The ECB has been taking an amount equal to its holdings of euro zone government bonds as weekly deposits from banks to neutralise any threat that the buying will fuel inflation. But many banks are repaying early loans they took from the ECB at the height of the euro zone crisis, and have set aside tens of billions of euros before an ECB health check of the sector, leaving them less cash to deposit at the central bank.
The ECB drew back 103.946 billion euros (85.46 billion pounds) on Tuesday in seven-day deposits, well below a target of 172.5 billion, equivalent to the size of its first and now terminated sovereign bond-buy plan, which remained unchanged last week. The drop in the amount of surplus cash in the system puts upward pressure on market interest rates. The ECB earlier this year debated ending its sterilisation operations to loosen lending conditions but opted to keep them going for now.
Further highlighting the tightening on money markets, banks took 172.621 billion euros in weekly loans from the ECB on Tuesday, the most since the last week of June 2012 and beating expectations in a Reuters poll of traders for 130 billion euros. The EONIA overnight rate hit 0.398 percent on Monday - its highest since 2011 with the exception of two liquidity-tight days at the end of last year and at the end of the first quarter of 2014.

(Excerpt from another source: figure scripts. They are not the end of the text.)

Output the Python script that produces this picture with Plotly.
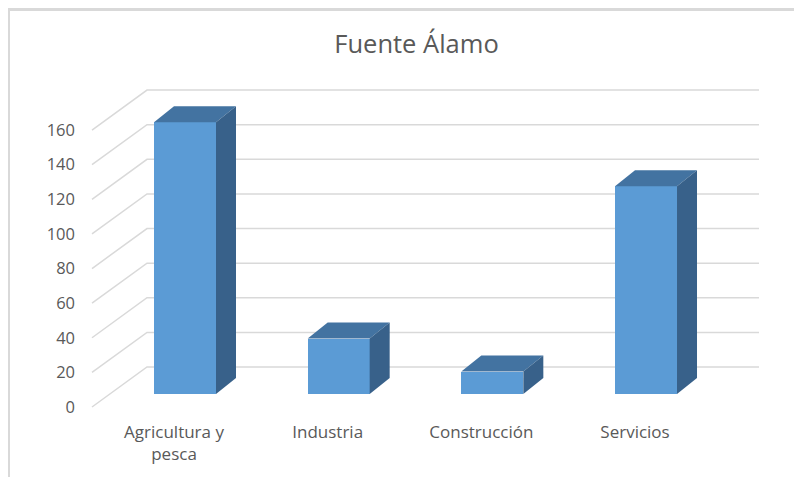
import plotly.graph_objects as go

# ---------------- data ----------------
categories = ["Agricultura y pesca", "Industria", "Construcción", "Servicios"]
category_tick_labels = ["Agricultura y<br>pesca", "Industria", "Construcción", "Servicios"]
values = [157, 32, 13, 120]
y_tick_values = [0, 20, 40, 60, 80, 100, 120, 140, 160]
title_text = "Fuente Álamo"

# ---------------- geometry (pixel calibration of the pseudo-3D look) ----------------
W, H = 802, 477
PAGE = 8                 # browser body margin offset
M_B = 68                 # bottom margin (room for category labels)
PX_X = 153.67            # pixels per category step
PX_Y = 1.731             # pixels per value unit
X0_PX = 185 - PAGE       # figure x of first bar centre (front face)
Y0_PX = 394 - PAGE       # figure y of value 0 on the bar front plane
BAR_W = 62 / PX_X        # front face width in category units
DEPTH_DX = 20 / PX_X     # bar depth, horizontal
DEPTH_DY = 16 / PX_Y     # bar depth, vertical
FLOOR_FRONT_DX = -18 / PX_X
FLOOR_FRONT_DY = -13 / PX_Y
WALL_DX = 37 / PX_X
WALL_DY = 27 / PX_Y
GRID_END_X = (759 - PAGE - X0_PX) / PX_X
GRID_START_X = (92 - PAGE - X0_PX) / PX_X
LABEL_DX = -11 / PX_X

x_range = [-X0_PX / PX_X, (W - X0_PX) / PX_X]
y_range = [-(H - M_B - Y0_PX) / PX_Y, Y0_PX / PX_Y]

FRONT = "#5B9BD5"
TOP = "#4373A1"
SIDE = "#38618A"
GRID = "#D9D9D9"
TEXT = "#595959"
FONT = "Open Sans"

xs = list(range(len(categories)))

fig = go.Figure()

# front faces
fig.add_trace(go.Bar(
    x=xs, y=values, width=BAR_W,
    marker=dict(color=FRONT, line=dict(width=0)),
    hovertext=categories, hoverinfo="text+y", showlegend=False,
))

# top and side faces computed from the values
for i, v in zip(xs, values):
    l, r = i - BAR_W / 2, i + BAR_W / 2
    fig.add_trace(go.Scatter(
        x=[l, r, r + DEPTH_DX, l + DEPTH_DX, l],
        y=[v, v, v + DEPTH_DY, v + DEPTH_DY, v],
        fill="toself", fillcolor=TOP, mode="lines",
        line=dict(width=0, color=TOP), hoverinfo="skip", showlegend=False,
    ))
    fig.add_trace(go.Scatter(
        x=[r, r, r + DEPTH_DX, r + DEPTH_DX, r],
        y=[0, v, v + DEPTH_DY, DEPTH_DY, 0],
        fill="toself", fillcolor=SIDE, mode="lines",
        line=dict(width=0, color=SIDE), hoverinfo="skip", showlegend=False,
    ))

# invisible trace to hold the front (label) axis
fig.add_trace(go.Scatter(x=[None], y=[None], yaxis="y2", showlegend=False, hoverinfo="skip"))

# gridlines: floor diagonal + back wall horizontal
x_left_back = GRID_START_X + (WALL_DX - FLOOR_FRONT_DX)
shapes = []
for t in y_tick_values:
    yf = t + FLOOR_FRONT_DY
    yb = t + WALL_DY
    shapes.append(dict(
        type="path", xref="x", yref="y", layer="below",
        path=f"M {GRID_START_X},{yf} L {x_left_back},{yb} L {GRID_END_X},{yb}",
        line=dict(color=GRID, width=1.5),
    ))

# outer chart border (only top and left visible in crop)
shapes.append(dict(
    type="rect", xref="paper", yref="paper",
    x0=(8.5 - PAGE) / W, x1=1.2, y0=-0.5, y1=1 - (9.5 - PAGE) / (H - M_B),
    line=dict(color=GRID, width=3), layer="below",
))

fig.update_layout(
    width=W, height=H,
    margin=dict(l=0, r=0, t=0, b=M_B),
    paper_bgcolor="white", plot_bgcolor="white",
    showlegend=False,
    title=dict(text=title_text, x=(416.5 - PAGE) / W, xanchor="center",
               y=1 - (44 - PAGE) / H, yanchor="middle",
               font=dict(family=FONT, size=25.5, color=TEXT)),
    xaxis=dict(range=x_range, showgrid=False, zeroline=False, showline=False, ticks="",
               tickmode="array", tickvals=[i + LABEL_DX for i in xs], ticktext=category_tick_labels,
               ticklabelstandoff=3,
               tickfont=dict(family=FONT, size=17, color=TEXT), fixedrange=True),
    yaxis=dict(range=y_range, showgrid=False, zeroline=False, showline=False,
               showticklabels=False, ticks="", fixedrange=True),
    yaxis2=dict(range=[y_range[0] - FLOOR_FRONT_DY, y_range[1] - FLOOR_FRONT_DY],
                overlaying="y", anchor="free", position=67 / W, side="left",
                showgrid=False, zeroline=False, showline=False, ticks="",
                tickmode="array", tickvals=y_tick_values,
                tickfont=dict(family=FONT, size=16.5, color=TEXT), fixedrange=True),
    shapes=shapes,
    bargap=0,
)

fig.write_html("out.html")
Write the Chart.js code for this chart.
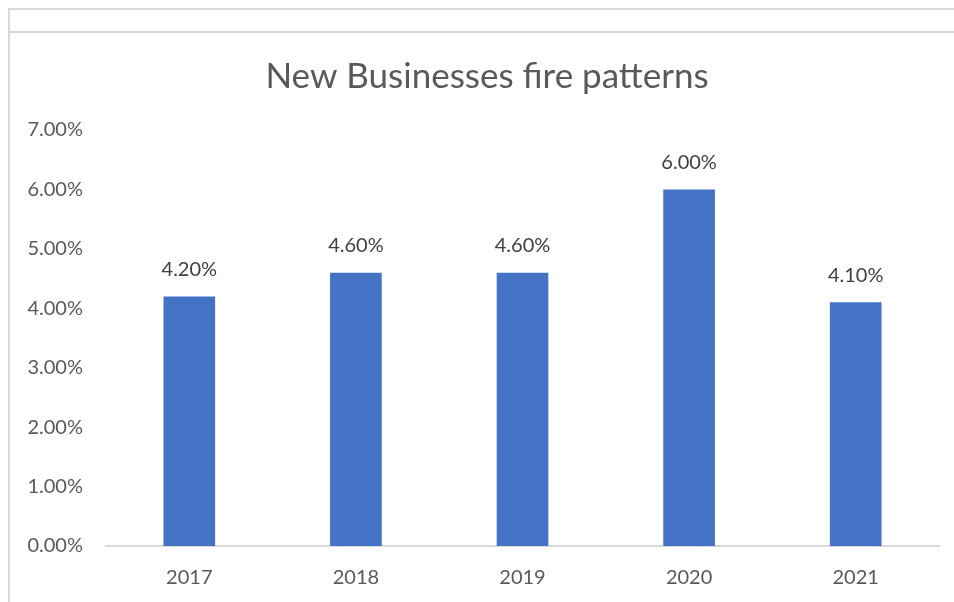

The ECB, whose main refinancing rate stands at 0.25 percent, is watching EONIA moves carefully, having identified an "unwarranted" tightening of short-term money market rates as one of the scenarios that could prompt fresh policy action.

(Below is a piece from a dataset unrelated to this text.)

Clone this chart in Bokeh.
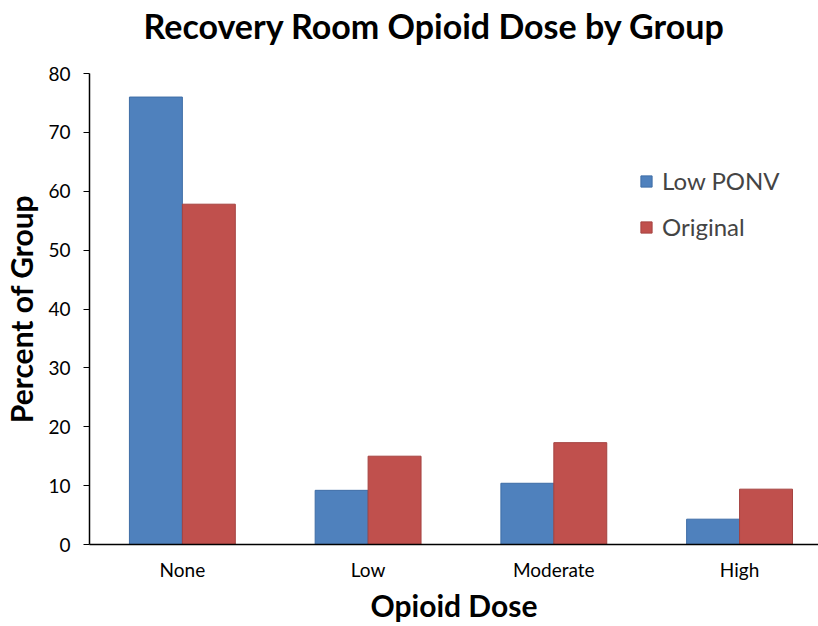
from bokeh.plotting import figure
from bokeh.models import ColumnDataSource, FixedTicker, Range1d, Legend, LegendItem, Title
from bokeh.embed import file_html
from bokeh.resources import INLINE

categories = ["None", "Low", "Moderate", "High"]
low_ponv = [76.0, 9.2, 10.4, 4.3]
original = [57.8, 15.0, 17.3, 9.4]
y_ticks = [0, 10, 20, 30, 40, 50, 60, 70, 80]
title_text = "Recovery Room Opioid Dose by Group"

FONT = "Lato"
centers = [i + 0.5 for i in range(len(categories))]
bw = 0.285

src = ColumnDataSource(dict(
    xb=[c - bw / 2 for c in centers],
    xr=[c + bw / 2 for c in centers],
    low=low_ponv,
    orig=original,
))

p = figure(width=818, height=626, output_backend="svg", toolbar_location=None,
           x_range=Range1d(0, 3.925), y_range=Range1d(0, 80),
           min_border_left=88, min_border_right=0, min_border_top=73, min_border_bottom=82)

# spacer between the frame and the title (innermost), then the real title (outer)
p.add_layout(Title(text=" ", text_font_size="10px", standoff=15), "above")
p.add_layout(Title(text=title_text, text_font=FONT, text_font_size="34px",
                   text_font_style="bold", align="left", offset=54, standoff=0,
                   text_color="black"), "above")

r1 = p.vbar(x="xb", top="low", width=bw, source=src, fill_color="#4F81BD", line_color="#3E6DA6", line_width=1)
r2 = p.vbar(x="xr", top="orig", width=bw, source=src, fill_color="#C0504D", line_color="#A54340", line_width=1)

p.xgrid.visible = False
p.ygrid.visible = False
p.outline_line_color = None

p.xaxis.ticker = FixedTicker(ticks=centers)
p.xaxis.major_label_overrides = {c: l for c, l in zip(centers, categories)}
p.xaxis.major_tick_line_color = None
p.xaxis.minor_tick_line_color = None
p.xaxis.major_label_standoff = 7
p.xaxis.major_label_text_font = FONT
p.xaxis.major_label_text_font_size = "19px"
p.xaxis.major_label_text_color = "black"
p.xaxis.axis_label = "Opioid Dose"
p.xaxis.axis_label_text_font = FONT
p.xaxis.axis_label_text_font_size = "30px"
p.xaxis.axis_label_text_font_style = "bold"
p.xaxis.axis_label_text_color = "black"
p.xaxis.axis_label_standoff = 3
p.xaxis.axis_line_color = "black"
p.xaxis.axis_line_width = 1.5

p.yaxis.ticker = FixedTicker(ticks=y_ticks)
p.yaxis.minor_tick_line_color = None
p.yaxis.major_tick_in = 0
p.yaxis.major_tick_out = 6
p.yaxis.major_tick_line_color = "black"
p.yaxis.major_label_standoff = 13
p.yaxis.major_label_text_font = FONT
p.yaxis.major_label_text_font_size = "19px"
p.yaxis.major_label_text_color = "black"
p.yaxis.axis_label = "Percent of Group"
p.yaxis.axis_label_text_font = FONT
p.yaxis.axis_label_text_font_size = "30px"
p.yaxis.axis_label_text_font_style = "bold"
p.yaxis.axis_label_text_color = "black"
p.yaxis.axis_label_standoff = 6
p.yaxis.axis_line_color = "black"
p.yaxis.axis_line_width = 1.5

legend = Legend(items=[LegendItem(label="Low PONV", renderers=[r1]),
                       LegendItem(label="Original", renderers=[r2])],
                location=(550, 303), padding=0, margin=0, spacing=17,
                glyph_width=14, glyph_height=14, label_height=26, label_standoff=9,
                label_text_font=FONT, label_text_font_size="24px",
                border_line_color=None, background_fill_alpha=0)
p.add_layout(legend, "center")

open("out.html", "w").write(file_html(p, INLINE))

Banks are taking more money from the ECB to balance out a drop in excess liquidity
Excess liquidity fell to around 86 billion euros on Tuesday, according to Reuters calculations, a level last seen just before the ECB offered three-year crisis loans to banks in December 2011.
In the Reuters poll, 16 of 19 traders said pressure on money market rates would eventually ease as banks take more money in the weekly ECB operations. The other three said falling excess liquidity would push the EONIA rates higher.